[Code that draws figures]
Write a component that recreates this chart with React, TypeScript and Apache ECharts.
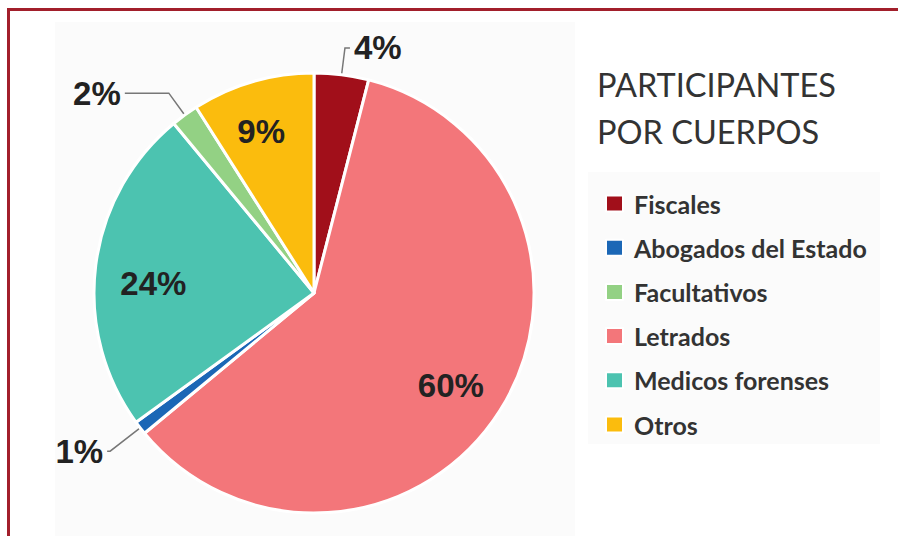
import React, { useEffect, useRef } from "react";
import * as echarts from "echarts";

const categories = ["Fiscales", "Letrados", "Abogados del Estado", "Medicos forenses", "Facultativos", "Otros"];
const values = [4, 60, 1, 24, 2, 9];
const colors = ["#a10f1a", "#f3767a", "#1b67b6", "#4cc3b0", "#93d184", "#fbbc0d"];
const legendOrder = ["Fiscales", "Abogados del Estado", "Facultativos", "Letrados", "Medicos forenses", "Otros"];
const outsideLabels = ["Fiscales", "Abogados del Estado", "Facultativos"];
const titleText = "PARTICIPANTES\nPOR CUERPOS";

export default function App() {
  const ref = useRef<HTMLDivElement>(null);
  useEffect(() => {
    document.body.style.margin = "0";
    const chart = echarts.init(ref.current!, null, { renderer: "svg" });
    const lineCfg: Record<string, { length: number; length2: number }> = {
      Fiscales: { length: 27, length2: 5 },
      Facultativos: { length: 27, length2: 44 },
      "Abogados del Estado": { length: 38, length2: 3 },
    };
    const labelOffsets: Record<string, number[]> = {
      "Medicos forenses": [6, 12],
      Letrados: [-5, 2],
      Otros: [-6, 0],
    };
    const labelFont = {
      fontFamily: "Liberation Sans, Arial, sans-serif",
      fontWeight: "bold" as const,
      fontSize: 33,
      color: "#222",
      formatter: "{c}%",
    };
    const mainData = categories.map((name, i) => {
      const out = outsideLabels.includes(name);
      return {
        name,
        value: values[i],
        itemStyle: { color: colors[i] },
        label: { show: out, position: "outside", ...labelFont, distanceToLabelLine: 4 },
        labelLine: {
          show: out,
          length: out ? lineCfg[name].length : 10,
          length2: out ? lineCfg[name].length2 : 10,
          lineStyle: { color: "#777", width: 1.5 },
        },
      };
    });
    const overlayData = categories.map((name, i) => {
      const out = outsideLabels.includes(name);
      return {
        name,
        value: values[i],
        itemStyle: { color: "rgba(0,0,0,0)", borderWidth: 0 },
        label: { show: !out, position: "inside", ...labelFont, offset: labelOffsets[name] || [0, 0] },
        labelLine: { show: false },
      };
    });
    chart.setOption({
      animation: false,
      backgroundColor: "#ffffff",
      title: {
        text: titleText,
        left: 592,
        top: 56,
        textStyle: {
          fontFamily: "Lato, sans-serif",
          fontWeight: "normal",
          fontSize: 32.5,
          lineHeight: 47,
          color: "#333",
        },
      },
      legend: {
        orient: "vertical",
        left: 600,
        top: 186,
        itemWidth: 17,
        itemHeight: 16,
        itemGap: 19.2,
        icon: "rect",
        selectedMode: false,
        data: legendOrder.map((n) => ({
          name: n,
          itemStyle: { color: colors[categories.indexOf(n)] },
        })),
        textStyle: {
          fontFamily: "Lato, sans-serif",
          fontWeight: "bold",
          fontSize: 25,
          lineHeight: 24,
          color: "#333",
          padding: [0, 0, 0, 6],
        },
      },
      graphic: [
        { type: "rect", shape: { x: 55, y: 22, width: 520, height: 520 }, style: { fill: "#fbfbfb" }, z: -10 },
        { type: "rect", shape: { x: 588, y: 172, width: 292, height: 272 }, style: { fill: "#fbfbfb" }, z: -10 },
        { type: "line", shape: { x1: 8, y1: 9.5, x2: 898, y2: 9.5 }, style: { stroke: "#a21f2b", lineWidth: 3 } },
        { type: "line", shape: { x1: 8.5, y1: 8, x2: 8.5, y2: 536 }, style: { stroke: "#a21f2b", lineWidth: 3 } },
      ],
      series: [
        {
          type: "pie",
          center: [314, 293],
          radius: [0, 220],
          startAngle: 90,
          clockwise: true,
          avoidLabelOverlap: false,
          silent: true,
          itemStyle: { borderColor: "#ffffff", borderWidth: 3 },
          emphasis: { disabled: true },
          data: mainData,
        },
        {
          type: "pie",
          center: [314, 293],
          radius: [110, 220],
          startAngle: 90,
          clockwise: true,
          avoidLabelOverlap: false,
          silent: true,
          emphasis: { disabled: true },
          data: overlayData,
          z: 3,
        },
      ],
    });
    return () => chart.dispose();
  }, []);
  return <div ref={ref} style={{ position: "fixed", left: 0, top: 0, width: 898, height: 536 }} />;
}
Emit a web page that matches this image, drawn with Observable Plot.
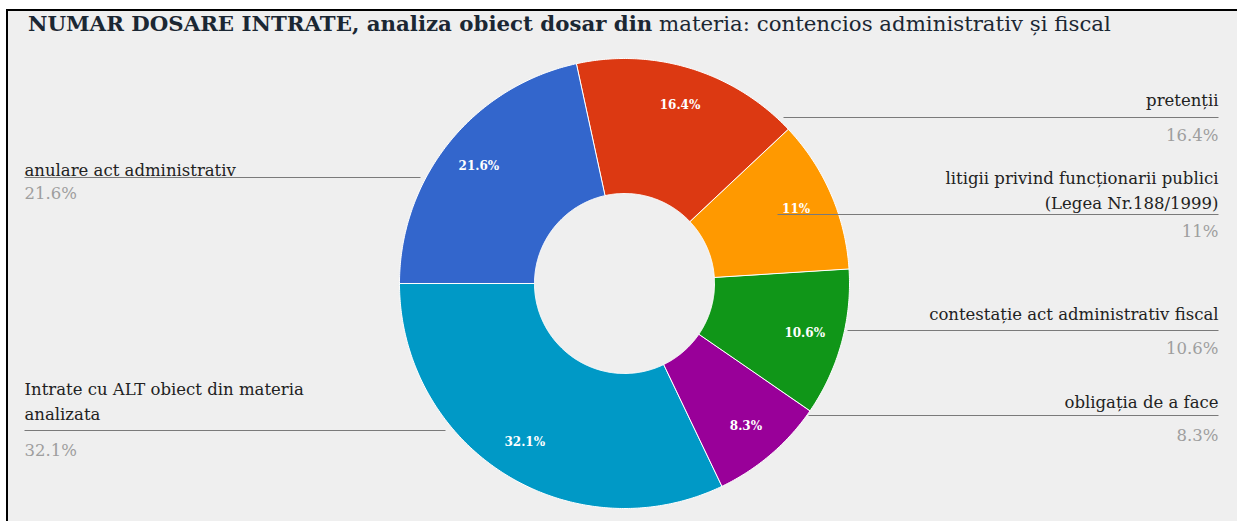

Written instruction:
Start at the first line of the records and write out everything up to and including the line containing "import * as". No pictures.

Solution:
Write a component that recreates this chart with React, TypeScript and Apache ECharts.
import React, { useEffect, useRef } from "react";
import * as echarts from "echarts";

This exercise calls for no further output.